The strength of "The Mystery of Grace" is that there is a bona fide mystery in the story that I wanted explained, namely why does Grace's after-life world only extend several blocks from the Alverson Arms apartment where she lived before her death. This mystery does get explained and resolved in a satisfactory way.

A further strength is de Lint's use of the Southwest as the setting for the development of the characters and their worldview, which includes abuelos and saints and Our Lady of Altagracia.

The opening was very effective, where de Lint set up the mystery of the disappearing tattooed girl.

Finally, de Lint is technically a good writer, and his prose is satisfying and pleasant to follow.

On the other hand, the story was disappointing in the mundaneness of life after death. When Grace returns for her twice a year jaunt, when the spirits haunt the living, it's not very haunting, and Grace is the same person she was before she died. I take it that the banality of the supernatural world followed from de Lint's decision to write the story from Grace's perspective. It is undoubtedly very hard (or impossible) to write a story where the first person narrator is mysterious and spooky to herself.

Likewise, de Lint's nods to multi-culturalism, where everyone is right in their understanding of the mystery of life, so long as they believe in their own faith, to me strenthened the shallowness of Grace's after-life world - it was as if we are finally given the answer to the great mystery of life after death and find out that the answer is the slogan "do your own thing." For example the scene where the residents of the Alverson Arms world confront the McGuffin of the story with their own objects of faith, which for one person - an atheist, I assume - was a copy of Darwin's Descent of Man for me pointed to the problem of a contentless supernatural world, i.e., for heaven's sake, this guy is dead, and he has empirical, experiential proof of a reality beyond the material world, and he is still an atheist?

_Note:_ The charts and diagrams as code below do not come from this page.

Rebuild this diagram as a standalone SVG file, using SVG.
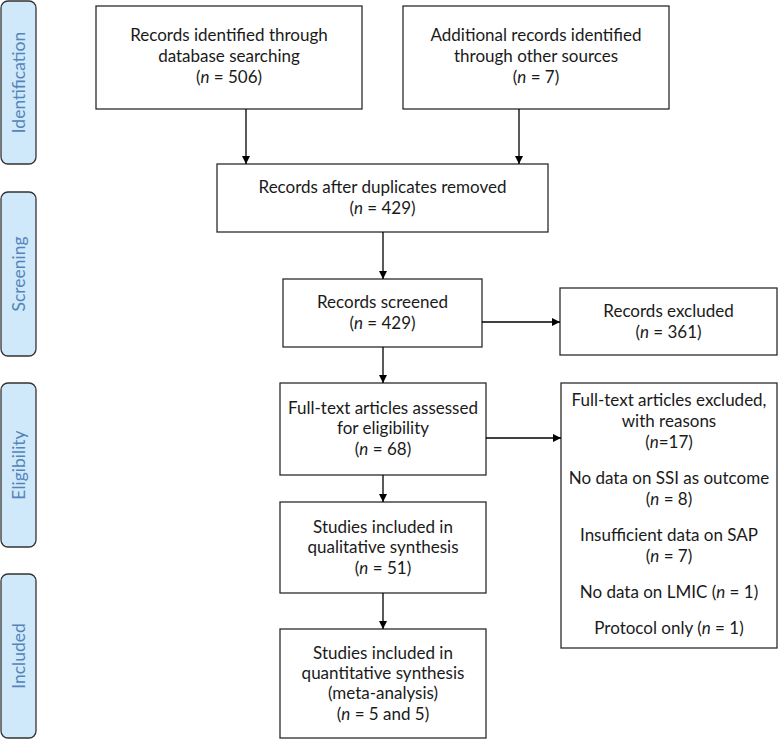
<svg xmlns="http://www.w3.org/2000/svg" width="778" height="739" viewBox="0 0 778 739">
<defs>
<style>
.box{fill:#fff;stroke:#2b2b2b;stroke-width:1.3}
.side{fill:#cfe9fb;stroke:#333;stroke-width:1.3}
.t{font-family:Lato,"Open Sans","Liberation Sans",sans-serif;font-size:17px;fill:#1a1a1a;text-anchor:middle}
.st{font-family:Lato,"Open Sans","Liberation Sans",sans-serif;font-size:17.5px;fill:#5584b8;text-anchor:middle}
.c{stroke:#000;stroke-width:1.3;fill:none;marker-end:url(#ah)}
</style>
<marker id="ah" viewBox="0 0 10 10" refX="10" refY="5" markerWidth="8" markerHeight="8" markerUnits="userSpaceOnUse" orient="auto">
<path d="M0,0 L10,5 L0,10 z" fill="#000"/>
</marker>
</defs>
<g id="stage-identification"><rect class="side" x="1" y="1" width="35" height="163" rx="7"/><text class="st" transform="translate(25,82.5) rotate(-90)">Identification</text></g>
<g id="stage-screening"><rect class="side" x="1" y="192" width="35" height="164" rx="7"/><text class="st" transform="translate(25,274) rotate(-90)">Screening</text></g>
<g id="stage-eligibility"><rect class="side" x="1" y="383" width="35" height="164" rx="7"/><text class="st" transform="translate(25,465) rotate(-90)">Eligibility</text></g>
<g id="stage-included"><rect class="side" x="1" y="574" width="35" height="164" rx="7"/><text class="st" transform="translate(25,656) rotate(-90)">Included</text></g>

<g id="db-search"><rect class="box" x="96" y="6" width="266" height="103"/>
<text class="t" x="229" y="41">Records identified through</text>
<text class="t" x="229" y="62">database searching</text>
<text class="t" x="229" y="83">(<tspan font-style="italic">n</tspan> = 506)</text></g>

<g id="other-sources"><rect class="box" x="403" y="6" width="266" height="103"/>
<text class="t" x="536" y="41">Additional records identified</text>
<text class="t" x="536" y="62">through other sources</text>
<text class="t" x="536" y="83">(<tspan font-style="italic">n</tspan> = 7)</text></g>

<g id="dedup"><rect class="box" x="217" y="164" width="331" height="68"/>
<text class="t" x="382.5" y="193">Records after duplicates removed</text>
<text class="t" x="382.5" y="214">(<tspan font-style="italic">n</tspan> = 429)</text></g>

<g id="screened"><rect class="box" x="283" y="279" width="199" height="68"/>
<text class="t" x="382.5" y="308">Records screened</text>
<text class="t" x="382.5" y="329">(<tspan font-style="italic">n</tspan> = 429)</text></g>

<g id="excluded"><rect class="box" x="560" y="288" width="217" height="67"/>
<text class="t" x="668.5" y="317">Records excluded</text>
<text class="t" x="668.5" y="338">(<tspan font-style="italic">n</tspan> = 361)</text></g>

<g id="fulltext"><rect class="box" x="280" y="383" width="206" height="92"/>
<text class="t" x="383" y="414">Full-text articles assessed</text>
<text class="t" x="383" y="434">for eligibility</text>
<text class="t" x="383" y="455">(<tspan font-style="italic">n</tspan> = 68)</text></g>

<g id="ft-excluded"><rect class="box" x="561" y="383" width="216" height="265"/>
<text class="t" x="669" y="406">Full-text articles excluded,</text>
<text class="t" x="669" y="427">with reasons</text>
<text class="t" x="669" y="448">(<tspan font-style="italic">n</tspan>=17)</text>
<text class="t" x="669" y="484">No data on SSI as outcome</text>
<text class="t" x="669" y="505">(<tspan font-style="italic">n</tspan> = 8)</text>
<text class="t" x="669" y="541">Insufficient data on SAP</text>
<text class="t" x="669" y="562">(<tspan font-style="italic">n</tspan> = 7)</text>
<text class="t" x="669" y="598">No data on LMIC (<tspan font-style="italic">n</tspan> = 1)</text>
<text class="t" x="669" y="634">Protocol only (<tspan font-style="italic">n</tspan> = 1)</text></g>

<g id="qualitative"><rect class="box" x="280" y="502" width="206" height="91"/>
<text class="t" x="383" y="533">Studies included in</text>
<text class="t" x="383" y="553">qualitative synthesis</text>
<text class="t" x="383" y="574">(<tspan font-style="italic">n</tspan> = 51)</text></g>

<g id="quantitative"><rect class="box" x="280" y="629" width="206" height="109"/>
<text class="t" x="383" y="659">Studies included in</text>
<text class="t" x="383" y="679">quantitative synthesis</text>
<text class="t" x="383" y="699">(meta-analysis)</text>
<text class="t" x="383" y="720">(<tspan font-style="italic">n</tspan> = 5 and 5)</text></g>

<g id="connectors">
<line class="c" x1="246" y1="109" x2="246" y2="164"/>
<line class="c" x1="519" y1="109" x2="519" y2="164"/>
<line class="c" x1="383" y1="232" x2="383" y2="279"/>
<line class="c" x1="482" y1="322" x2="560" y2="322"/>
<line class="c" x1="383" y1="347" x2="383" y2="383"/>
<line class="c" x1="486" y1="438" x2="561" y2="438"/>
<line class="c" x1="383" y1="475" x2="383" y2="502"/>
<line class="c" x1="383" y1="593" x2="383" y2="629"/>
</g>
</svg>
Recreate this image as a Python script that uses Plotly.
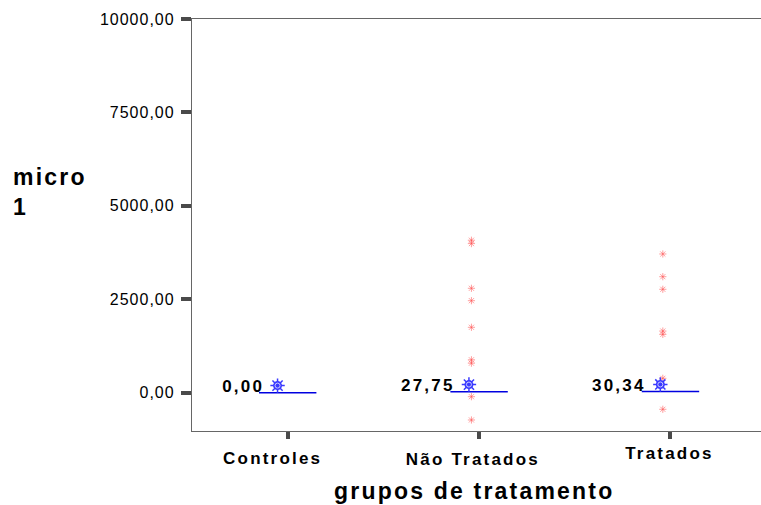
import plotly.graph_objects as go

# ---- data ----
categories = ["Controles", "Não Tratados", "Tratados"]
mean_values = [0.0, 27.75, 30.34]
mean_labels = ["0,00", "27,75", "30,34"]
nao_tratados_points = [4080, 3990, 2794, 2462, 1750, 880, 790, -107, -730]
tratados_points = [3712, 3104, 2767, 1650, 1560, 385, -444]
y_tick_vals = [0, 2500, 5000, 7500, 10000]
y_tick_text = ["0,00", "2500,00", "5000,00", "7500,00", "10000,00"]

# ---- style constants ----
POINT_DX = -0.04
MEAN_MARK_DX = -0.053
MEAN_MARK_LIFT = 190
HALF_LINE = 0.15
BOLD = "Liberation Sans"
RED = "rgba(255,80,80,0.55)"

fig = go.Figure()

# red individual points
for idx, pts in [(1, nao_tratados_points), (2, tratados_points)]:
    fig.add_trace(go.Scatter(
        x=[idx + POINT_DX] * len(pts), y=pts, mode="markers",
        marker=dict(symbol="asterisk-open", size=6, color=RED,
                    line=dict(color=RED, width=1)),
        hoverinfo="skip", showlegend=False))

# mean lines
for idx, m in enumerate(mean_values):
    fig.add_trace(go.Scatter(
        x=[idx - HALF_LINE, idx + HALF_LINE], y=[m, m], mode="lines",
        line=dict(color="#0000e0", width=1.5),
        hoverinfo="skip", showlegend=False))

# mean markers (gear-like)
mark_x = [i + MEAN_MARK_DX for i in range(len(categories))]
mark_y = [m + MEAN_MARK_LIFT for m in mean_values]
fig.add_trace(go.Scatter(
    x=mark_x, y=mark_y, mode="markers",
    marker=dict(symbol="circle", size=9, color="#3a3aff",
                line=dict(color="#2020ff", width=0)),
    hoverinfo="skip", showlegend=False))
fig.add_trace(go.Scatter(
    x=mark_x, y=mark_y, mode="markers",
    marker=dict(symbol="asterisk-open", size=12, color="#3a3aff",
                line=dict(color="#3a3aff", width=1.5)),
    hoverinfo="skip", showlegend=False))
fig.add_trace(go.Scatter(
    x=mark_x, y=mark_y, mode="markers",
    marker=dict(symbol="circle-open", size=5, color="#c8c8ff",
                line=dict(color="#c8c8ff", width=1)),
    hoverinfo="skip", showlegend=False))

annotations = []
# mean value labels
for idx, (m, lab) in enumerate(zip(mean_values, mean_labels)):
    annotations.append(dict(
        x=idx, y=m, xref="x", yref="y", text=lab, showarrow=False,
        xanchor="right", yanchor="middle", align="right",
        xshift=-22, yshift=6,
        font=dict(family=BOLD, size=17, color="#000", weight="bold")))

# category labels
cat_shifts = [(-15, -27), (-6, -28), (-1, -22)]
for idx, (cat, (dx, dy)) in enumerate(zip(categories, cat_shifts)):
    annotations.append(dict(
        x=idx, y=0, xref="x", yref="paper", text=cat, showarrow=False,
        xanchor="center", yanchor="middle", xshift=dx, yshift=dy,
        font=dict(family=BOLD, size=17, color="#000", weight="bold")))

# axis titles
annotations.append(dict(
    x=0.5, y=0, xref="paper", yref="paper", text="grupos de tratamento",
    showarrow=False, xanchor="center", yanchor="middle", xshift=-3, yshift=-60,
    font=dict(family=BOLD, size=23, color="#000", weight="bold")))
annotations.append(dict(
    x=0, y=0.58, xref="paper", yref="paper", text="micro<br>1",
    showarrow=False, xanchor="left", yanchor="middle", align="left",
    xshift=-181,
    font=dict(family=BOLD, size=23, color="#000", weight="bold")))

fig.update_layout(
    width=761, height=505,
    margin=dict(l=192, r=0, t=19, b=74),
    paper_bgcolor="white", plot_bgcolor="white",
    showlegend=False,
    annotations=annotations,
    xaxis=dict(range=[-0.5, 2.473], tickvals=list(range(len(categories))),
               showticklabels=False, ticks="outside", ticklen=7, tickwidth=4,
               tickcolor="#4a4a4a", showgrid=False, zeroline=False,
               showline=True, linecolor="#666", linewidth=1.3, mirror=True),
    yaxis=dict(range=[-1025, 10000], tickvals=y_tick_vals, ticktext=y_tick_text,
               ticks="outside", ticklen=10, tickwidth=4, tickcolor="#4a4a4a",
               showgrid=False, zeroline=False, showline=True, linecolor="#666",
               linewidth=1.3, ticklabelstandoff=3,
               tickfont=dict(family=BOLD, size=16, color="#000")),
)

post = """
var s=document.createElement('style');
s.innerHTML='.ytick text{letter-spacing:1px} .annotation-text{letter-spacing:2.2px}';
document.head.appendChild(s);
"""
fig.write_html("out.html", post_script=post)
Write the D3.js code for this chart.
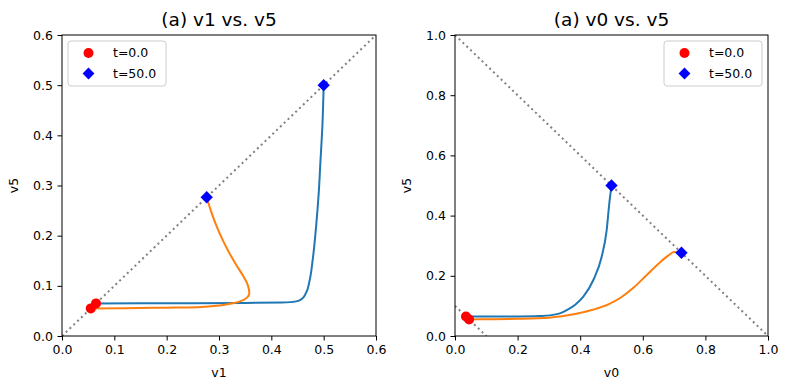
<!DOCTYPE html>
<html>
<head>
<meta charset="utf-8">
<script src="https://cdn.jsdelivr.net/npm/d3@7"></script>
<style>
  body { margin: 0; background: #fff; }
  svg { display: block; font-family: "DejaVu Sans", sans-serif; }
</style>
</head>
<body>
<svg id="chart" width="789" height="390"></svg>
<script>
// ---- data ----
const leftTitle = "(a) v1 vs. v5";
const rightTitle = "(a) v0 vs. v5";
const leftXTicks = [0, 0.1, 0.2, 0.3, 0.4, 0.5, 0.6];
const leftYTicks = [0, 0.1, 0.2, 0.3, 0.4, 0.5, 0.6];
const rightXTicks = [0, 0.2, 0.4, 0.6, 0.8, 1.0];
const rightYTicks = [0, 0.2, 0.4, 0.6, 0.8, 1.0];

// left panel: v1 vs v5
const leftBlueV1 = [0.065, 0.15, 0.25, 0.35, 0.42, 0.445, 0.457, 0.466, 0.473, 0.479, 0.4855, 0.4905, 0.494, 0.4975, 0.5];
const leftBlueV5 = [0.065, 0.0652, 0.0655, 0.066, 0.0668, 0.0685, 0.073, 0.085, 0.11, 0.1515, 0.218, 0.284, 0.351, 0.417, 0.5];
const leftOrangeV1 = [0.055, 0.12, 0.2, 0.241, 0.28, 0.305, 0.33, 0.345, 0.354, 0.358, 0.3555, 0.346, 0.334, 0.32, 0.301, 0.286, 0.2765];
const leftOrangeV5 = [0.055, 0.0555, 0.0565, 0.057, 0.059, 0.0615, 0.066, 0.071, 0.077, 0.085, 0.1, 0.12, 0.14, 0.165, 0.205, 0.245, 0.2765];
const leftStartV1 = [0.055, 0.065];
const leftStartV5 = [0.055, 0.065];
const leftEndV1 = [0.5, 0.2765];
const leftEndV5 = [0.5, 0.2765];

// right panel: v0 vs v5
const rightBlueV0 = [0.035, 0.1, 0.2, 0.27, 0.3035, 0.335, 0.357, 0.385, 0.41, 0.442, 0.4686, 0.4846, 0.493, 0.5];
const rightBlueV5 = [0.065, 0.0645, 0.065, 0.0665, 0.0685, 0.075, 0.086, 0.105, 0.1307, 0.186, 0.2635, 0.352, 0.441, 0.5];
const rightOrangeV0 = [0.045, 0.1, 0.2, 0.3, 0.38, 0.44, 0.49, 0.53, 0.57, 0.61, 0.65, 0.68, 0.70, 0.7235];
const rightOrangeV5 = [0.055, 0.0555, 0.057, 0.061, 0.072, 0.087, 0.105, 0.128, 0.16, 0.2, 0.24, 0.266, 0.279, 0.2765];
const rightStartV0 = [0.035, 0.045];
const rightStartV5 = [0.065, 0.055];
const rightEndV0 = [0.5, 0.7235];
const rightEndV5 = [0.5, 0.2765];

// reference lines
const leftDiagX = [0, 0.6];
const leftDiagY = [0, 0.6];
const rightSumX = [0, 1];
const rightSumY = [1, 0];
const rightSmallX = [0, 0.1];
const rightSmallY = [0.1, 0];

const legendLabels = ["t=0.0", "t=50.0"];
const seriesColors = ["#1f77b4", "#ff7f0e"];

// ---- drawing ----
const svg = d3.select("#chart");
const zip = (a, b) => a.map((v, i) => [v, b[i]]);

function panel(cfg) {
  const x = d3.scaleLinear().domain(cfg.xDomain).range([cfg.left, cfg.right]);
  const y = d3.scaleLinear().domain(cfg.yDomain).range([cfg.bottom, cfg.top]);
  const g = svg.append("g");
  const fmt = d3.format(".1f");

  const clipId = "clip" + cfg.id;
  svg.append("clipPath").attr("id", clipId).append("rect")
    .attr("x", cfg.left).attr("y", cfg.top)
    .attr("width", cfg.right - cfg.left).attr("height", cfg.bottom - cfg.top);
  const plot = g.append("g").attr("clip-path", `url(#${clipId})`);

  cfg.curves.forEach((c, i) => {
    const line = d3.line().x(d => x(d[0])).y(d => y(d[1])).curve(c[2]);
    plot.append("path").attr("d", line(zip(c[0], c[1])))
      .attr("fill", "none").attr("stroke", seriesColors[i]).attr("stroke-width", 2);
  });

  zip(cfg.start[0], cfg.start[1]).forEach(p => {
    g.append("circle").attr("cx", x(p[0])).attr("cy", y(p[1])).attr("r", 5).attr("fill", "red");
  });
  zip(cfg.end[0], cfg.end[1]).forEach(p => {
    g.append("path").attr("d", d3.symbol().type(d3.symbolSquare).size(76)())
      .attr("transform", `translate(${x(p[0])},${y(p[1])}) rotate(45)`).attr("fill", "blue");
  });

  const straight = d3.line().x(d => x(d[0])).y(d => y(d[1]));
  cfg.refs.forEach(r => {
    plot.append("path").attr("d", straight(zip(r[0], r[1])))
      .attr("fill", "none").attr("stroke", "gray").attr("stroke-width", 2)
      .attr("stroke-dasharray", "2,3.3");
  });

  // axes
  const xa = g.append("g").attr("transform", `translate(0,${cfg.bottom})`)
    .call(d3.axisBottom(x).tickValues(cfg.xTicks).tickFormat(fmt).tickSize(4.5).tickSizeOuter(0).tickPadding(4.5));
  const ya = g.append("g").attr("transform", `translate(${cfg.left},0)`)
    .call(d3.axisLeft(y).tickValues(cfg.yTicks).tickFormat(fmt).tickSize(4.5).tickSizeOuter(0).tickPadding(4.5));
  [xa, ya].forEach(a => {
    a.select(".domain").remove();
    a.selectAll("text").attr("font-size", 12.5).attr("fill", "#000").attr("font-family", "DejaVu Sans");
    a.selectAll("line").attr("stroke", "#000").attr("stroke-width", 1);
  });
  g.append("rect").attr("x", cfg.left).attr("y", cfg.top)
    .attr("width", cfg.right - cfg.left).attr("height", cfg.bottom - cfg.top)
    .attr("fill", "none").attr("stroke", "#000").attr("stroke-width", 1);

  g.append("text").attr("x", (cfg.left + cfg.right) / 2).attr("y", 26)
    .attr("text-anchor", "middle").attr("font-size", 18.5).text(cfg.title);
  g.append("text").attr("x", (cfg.left + cfg.right) / 2).attr("y", 377)
    .attr("text-anchor", "middle").attr("font-size", 12.5).text(cfg.xLabel);
  g.append("text").attr("transform", `translate(${cfg.left - 44},${(cfg.top + cfg.bottom) / 2}) rotate(-90)`)
    .attr("text-anchor", "middle").attr("font-size", 12.5).text(cfg.yLabel);

  // legend
  const lg = g.append("g").attr("transform", `translate(${cfg.legendX},${cfg.legendY})`);
  lg.append("rect").attr("x", 0).attr("y", 0).attr("width", 98).attr("height", 45)
    .attr("rx", 3).attr("fill", "white").attr("fill-opacity", 0.8)
    .attr("stroke", "#cccccc").attr("stroke-width", 1);
  lg.append("circle").attr("cx", 20.5).attr("cy", 12).attr("r", 5).attr("fill", "red");
  lg.append("path").attr("d", d3.symbol().type(d3.symbolSquare).size(70)())
    .attr("transform", `translate(20.5,32.5) rotate(45)`).attr("fill", "blue");
  legendLabels.forEach((t, i) => {
    lg.append("text").attr("x", 45).attr("y", 12 + i * 20.5).attr("dy", "0.35em")
      .attr("font-size", 12.5).text(t);
  });
}

panel({
  id: "L", left: 62, right: 376, top: 35, bottom: 336,
  xDomain: [0, 0.6], yDomain: [0, 0.6], xTicks: leftXTicks, yTicks: leftYTicks,
  title: leftTitle, xLabel: "v1", yLabel: "v5",
  curves: [[leftBlueV1, leftBlueV5, d3.curveMonotoneY], [leftOrangeV1, leftOrangeV5, d3.curveMonotoneY]],
  start: [leftStartV1, leftStartV5], end: [leftEndV1, leftEndV5],
  refs: [[leftDiagX, leftDiagY]],
  legendX: 68, legendY: 41
});

panel({
  id: "R", left: 455, right: 768, top: 35, bottom: 336,
  xDomain: [0, 1], yDomain: [0, 1], xTicks: rightXTicks, yTicks: rightYTicks,
  title: rightTitle, xLabel: "v0", yLabel: "v5",
  curves: [[rightBlueV0, rightBlueV5, d3.curveMonotoneX], [rightOrangeV0, rightOrangeV5, d3.curveMonotoneX]],
  start: [rightStartV0, rightStartV5], end: [rightEndV0, rightEndV5],
  refs: [[rightSumX, rightSumY], [rightSmallX, rightSmallY]],
  legendX: 664, legendY: 41
});
</script>
</body>
</html>
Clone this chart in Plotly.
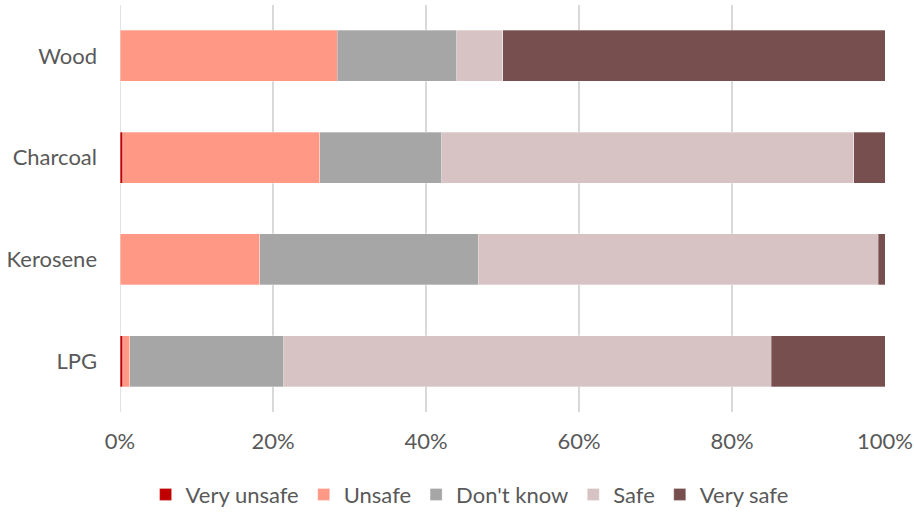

De Lint was much better, in my opinion, when he was writing from the perspective of the Grace and Conchita's folk Catholicism, because at least, then, there seemed to be some rules for the supernatural world that might have provided a depth and texture to that world. At least when Grace was asking for Our Lady's protection, I had a sense of a mysterious supernatural world that beckoned to my imagination.

Nonetheless, it was a fun book and I felt that I got my money's worth of entertainment value from it.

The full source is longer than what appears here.